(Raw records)
━━━━━━━━

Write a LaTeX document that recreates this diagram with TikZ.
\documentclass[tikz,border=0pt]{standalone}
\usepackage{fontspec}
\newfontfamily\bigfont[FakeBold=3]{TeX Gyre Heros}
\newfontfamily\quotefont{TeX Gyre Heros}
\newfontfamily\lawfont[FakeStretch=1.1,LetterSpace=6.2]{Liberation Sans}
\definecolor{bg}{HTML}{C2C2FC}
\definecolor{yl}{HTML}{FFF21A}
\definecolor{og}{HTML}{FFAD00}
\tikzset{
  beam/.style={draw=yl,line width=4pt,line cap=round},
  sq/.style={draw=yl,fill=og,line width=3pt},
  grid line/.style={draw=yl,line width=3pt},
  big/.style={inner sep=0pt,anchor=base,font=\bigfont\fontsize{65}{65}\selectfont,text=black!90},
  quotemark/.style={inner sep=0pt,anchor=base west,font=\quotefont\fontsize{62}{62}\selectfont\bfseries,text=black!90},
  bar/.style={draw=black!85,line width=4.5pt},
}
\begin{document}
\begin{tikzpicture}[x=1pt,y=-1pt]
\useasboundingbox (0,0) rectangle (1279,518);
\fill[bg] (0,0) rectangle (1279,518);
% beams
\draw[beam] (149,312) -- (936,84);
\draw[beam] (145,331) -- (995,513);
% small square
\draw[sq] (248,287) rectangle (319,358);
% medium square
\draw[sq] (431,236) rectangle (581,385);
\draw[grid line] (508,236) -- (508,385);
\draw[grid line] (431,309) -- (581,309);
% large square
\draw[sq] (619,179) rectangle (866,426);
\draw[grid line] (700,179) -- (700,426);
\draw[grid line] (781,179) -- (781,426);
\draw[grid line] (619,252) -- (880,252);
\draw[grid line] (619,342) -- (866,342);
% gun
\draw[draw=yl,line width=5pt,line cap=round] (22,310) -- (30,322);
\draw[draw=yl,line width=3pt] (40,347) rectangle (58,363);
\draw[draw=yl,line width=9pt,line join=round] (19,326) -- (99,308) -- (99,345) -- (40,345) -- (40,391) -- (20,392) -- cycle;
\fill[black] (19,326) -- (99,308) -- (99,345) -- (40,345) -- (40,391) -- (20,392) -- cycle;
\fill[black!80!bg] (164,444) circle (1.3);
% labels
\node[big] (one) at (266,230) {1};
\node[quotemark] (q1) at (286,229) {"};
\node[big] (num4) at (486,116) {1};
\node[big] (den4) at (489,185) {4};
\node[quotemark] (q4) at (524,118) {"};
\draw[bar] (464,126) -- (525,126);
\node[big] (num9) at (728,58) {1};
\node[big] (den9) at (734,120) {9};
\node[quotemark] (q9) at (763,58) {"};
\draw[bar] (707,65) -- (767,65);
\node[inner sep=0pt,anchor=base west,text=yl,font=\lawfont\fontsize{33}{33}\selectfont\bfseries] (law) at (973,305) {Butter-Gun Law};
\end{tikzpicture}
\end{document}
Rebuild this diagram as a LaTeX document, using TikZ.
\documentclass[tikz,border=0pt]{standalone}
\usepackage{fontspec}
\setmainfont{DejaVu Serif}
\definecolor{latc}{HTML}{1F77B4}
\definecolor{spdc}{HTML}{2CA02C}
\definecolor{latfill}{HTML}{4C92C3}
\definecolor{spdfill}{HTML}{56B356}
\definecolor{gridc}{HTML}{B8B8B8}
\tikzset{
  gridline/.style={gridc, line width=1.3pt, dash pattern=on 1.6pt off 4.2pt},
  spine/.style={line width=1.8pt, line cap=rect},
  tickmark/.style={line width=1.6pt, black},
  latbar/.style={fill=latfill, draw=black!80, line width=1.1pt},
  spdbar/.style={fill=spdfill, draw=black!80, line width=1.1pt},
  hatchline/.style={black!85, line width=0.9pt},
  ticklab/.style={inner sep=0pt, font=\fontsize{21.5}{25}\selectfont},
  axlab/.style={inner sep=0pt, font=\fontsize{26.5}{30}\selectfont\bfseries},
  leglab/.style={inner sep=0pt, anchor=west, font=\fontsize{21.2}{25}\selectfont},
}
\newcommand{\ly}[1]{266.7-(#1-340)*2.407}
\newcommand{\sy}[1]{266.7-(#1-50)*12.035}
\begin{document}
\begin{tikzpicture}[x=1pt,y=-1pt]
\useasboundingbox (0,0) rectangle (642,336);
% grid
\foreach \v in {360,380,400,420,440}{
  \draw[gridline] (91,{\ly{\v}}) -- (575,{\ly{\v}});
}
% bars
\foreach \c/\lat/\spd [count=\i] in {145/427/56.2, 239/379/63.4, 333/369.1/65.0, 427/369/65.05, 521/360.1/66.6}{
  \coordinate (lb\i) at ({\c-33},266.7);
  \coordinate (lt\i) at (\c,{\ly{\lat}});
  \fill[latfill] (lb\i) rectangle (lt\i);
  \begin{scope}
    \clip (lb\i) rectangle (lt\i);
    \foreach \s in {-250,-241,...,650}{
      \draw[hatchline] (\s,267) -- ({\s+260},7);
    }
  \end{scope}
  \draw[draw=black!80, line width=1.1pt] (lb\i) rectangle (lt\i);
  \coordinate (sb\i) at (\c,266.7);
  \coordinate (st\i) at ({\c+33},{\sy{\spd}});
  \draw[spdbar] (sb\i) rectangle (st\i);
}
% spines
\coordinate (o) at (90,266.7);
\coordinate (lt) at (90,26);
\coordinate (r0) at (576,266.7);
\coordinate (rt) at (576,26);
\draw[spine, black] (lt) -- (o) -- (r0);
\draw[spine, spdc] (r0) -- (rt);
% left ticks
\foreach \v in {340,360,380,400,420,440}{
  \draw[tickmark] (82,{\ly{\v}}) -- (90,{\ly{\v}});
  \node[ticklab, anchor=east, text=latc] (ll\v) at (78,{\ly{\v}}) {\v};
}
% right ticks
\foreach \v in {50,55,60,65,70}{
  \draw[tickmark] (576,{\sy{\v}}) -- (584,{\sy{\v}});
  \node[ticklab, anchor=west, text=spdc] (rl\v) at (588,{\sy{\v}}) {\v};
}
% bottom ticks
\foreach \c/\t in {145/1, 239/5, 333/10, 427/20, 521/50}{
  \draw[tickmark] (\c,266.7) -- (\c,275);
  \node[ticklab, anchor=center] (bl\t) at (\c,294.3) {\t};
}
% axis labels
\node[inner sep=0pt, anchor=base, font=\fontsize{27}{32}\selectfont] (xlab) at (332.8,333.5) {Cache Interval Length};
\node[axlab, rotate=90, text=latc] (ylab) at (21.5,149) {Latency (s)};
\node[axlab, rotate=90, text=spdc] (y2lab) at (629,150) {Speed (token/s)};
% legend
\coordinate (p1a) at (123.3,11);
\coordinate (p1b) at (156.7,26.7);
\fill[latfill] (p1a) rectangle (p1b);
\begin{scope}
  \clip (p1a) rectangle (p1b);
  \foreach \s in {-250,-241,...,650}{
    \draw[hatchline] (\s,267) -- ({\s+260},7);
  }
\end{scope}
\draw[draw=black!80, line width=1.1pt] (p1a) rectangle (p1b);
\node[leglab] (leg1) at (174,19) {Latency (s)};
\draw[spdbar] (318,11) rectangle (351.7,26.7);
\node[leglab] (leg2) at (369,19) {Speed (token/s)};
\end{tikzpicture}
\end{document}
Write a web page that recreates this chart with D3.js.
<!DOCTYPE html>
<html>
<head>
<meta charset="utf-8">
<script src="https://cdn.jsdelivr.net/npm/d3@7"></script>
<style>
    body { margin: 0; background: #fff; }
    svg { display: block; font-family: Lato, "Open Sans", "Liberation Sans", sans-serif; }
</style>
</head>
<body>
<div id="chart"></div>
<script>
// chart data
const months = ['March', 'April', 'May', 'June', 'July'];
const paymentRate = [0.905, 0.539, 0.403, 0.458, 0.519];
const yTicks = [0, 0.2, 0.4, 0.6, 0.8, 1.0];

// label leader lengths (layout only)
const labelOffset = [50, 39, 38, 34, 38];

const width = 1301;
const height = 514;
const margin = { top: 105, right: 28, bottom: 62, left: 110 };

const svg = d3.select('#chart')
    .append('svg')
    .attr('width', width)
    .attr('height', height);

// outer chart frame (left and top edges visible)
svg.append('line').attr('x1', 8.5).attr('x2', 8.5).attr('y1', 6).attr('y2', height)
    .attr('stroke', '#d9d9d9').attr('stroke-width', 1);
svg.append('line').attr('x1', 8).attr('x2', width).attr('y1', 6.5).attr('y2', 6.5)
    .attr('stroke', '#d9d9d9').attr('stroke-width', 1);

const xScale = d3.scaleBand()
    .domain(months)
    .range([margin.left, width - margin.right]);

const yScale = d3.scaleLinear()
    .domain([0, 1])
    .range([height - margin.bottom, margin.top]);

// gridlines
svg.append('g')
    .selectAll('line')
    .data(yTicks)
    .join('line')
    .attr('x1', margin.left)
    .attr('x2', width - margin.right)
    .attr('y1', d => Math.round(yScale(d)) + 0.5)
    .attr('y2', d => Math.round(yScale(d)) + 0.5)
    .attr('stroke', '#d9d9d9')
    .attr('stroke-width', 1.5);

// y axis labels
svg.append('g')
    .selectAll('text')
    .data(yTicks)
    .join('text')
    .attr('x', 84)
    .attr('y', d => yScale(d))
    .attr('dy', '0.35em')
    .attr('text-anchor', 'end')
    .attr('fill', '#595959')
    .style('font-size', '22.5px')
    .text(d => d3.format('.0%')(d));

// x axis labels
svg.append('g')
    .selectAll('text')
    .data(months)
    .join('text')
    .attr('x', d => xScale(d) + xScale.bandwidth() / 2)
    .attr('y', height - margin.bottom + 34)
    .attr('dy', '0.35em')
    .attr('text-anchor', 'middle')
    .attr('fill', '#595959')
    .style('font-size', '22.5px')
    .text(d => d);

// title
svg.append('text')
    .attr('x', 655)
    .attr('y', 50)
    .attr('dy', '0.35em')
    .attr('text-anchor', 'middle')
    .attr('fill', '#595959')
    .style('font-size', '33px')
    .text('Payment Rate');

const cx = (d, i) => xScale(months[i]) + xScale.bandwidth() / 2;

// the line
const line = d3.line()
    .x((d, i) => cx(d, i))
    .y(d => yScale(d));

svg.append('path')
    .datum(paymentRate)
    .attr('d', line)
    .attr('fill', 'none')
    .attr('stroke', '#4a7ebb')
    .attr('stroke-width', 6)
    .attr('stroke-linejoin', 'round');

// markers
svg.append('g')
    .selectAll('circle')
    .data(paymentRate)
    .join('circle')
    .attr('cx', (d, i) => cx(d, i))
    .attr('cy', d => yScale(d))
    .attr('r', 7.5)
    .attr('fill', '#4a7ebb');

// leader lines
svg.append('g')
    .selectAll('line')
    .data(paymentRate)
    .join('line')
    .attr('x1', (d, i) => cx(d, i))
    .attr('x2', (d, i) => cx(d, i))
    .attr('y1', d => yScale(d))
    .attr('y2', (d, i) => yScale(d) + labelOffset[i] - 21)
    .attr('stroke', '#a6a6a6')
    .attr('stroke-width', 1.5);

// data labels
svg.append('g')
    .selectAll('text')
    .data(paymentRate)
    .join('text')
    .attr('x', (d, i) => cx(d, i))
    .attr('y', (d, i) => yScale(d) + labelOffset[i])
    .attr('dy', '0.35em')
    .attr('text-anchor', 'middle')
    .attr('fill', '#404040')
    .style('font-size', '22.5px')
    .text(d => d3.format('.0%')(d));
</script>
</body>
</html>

━━━━━━━━

Please print exactly, and only, the lines from the line with "Write a web" to the line with "const labelOffset = [50, 39, 38, 34, 38];", both included.

• Exercise answer
Write a web page that recreates this chart with D3.js.
<!DOCTYPE html>
<html>
<head>
<meta charset="utf-8">
<script src="https://cdn.jsdelivr.net/npm/d3@7"></script>
<style>
    body { margin: 0; background: #fff; }
    svg { display: block; font-family: Lato, "Open Sans", "Liberation Sans", sans-serif; }
</style>
</head>
<body>
<div id="chart"></div>
<script>
// chart data
const months = ['March', 'April', 'May', 'June', 'July'];
const paymentRate = [0.905, 0.539, 0.403, 0.458, 0.519];
const yTicks = [0, 0.2, 0.4, 0.6, 0.8, 1.0];

// label leader lengths (layout only)
const labelOffset = [50, 39, 38, 34, 38];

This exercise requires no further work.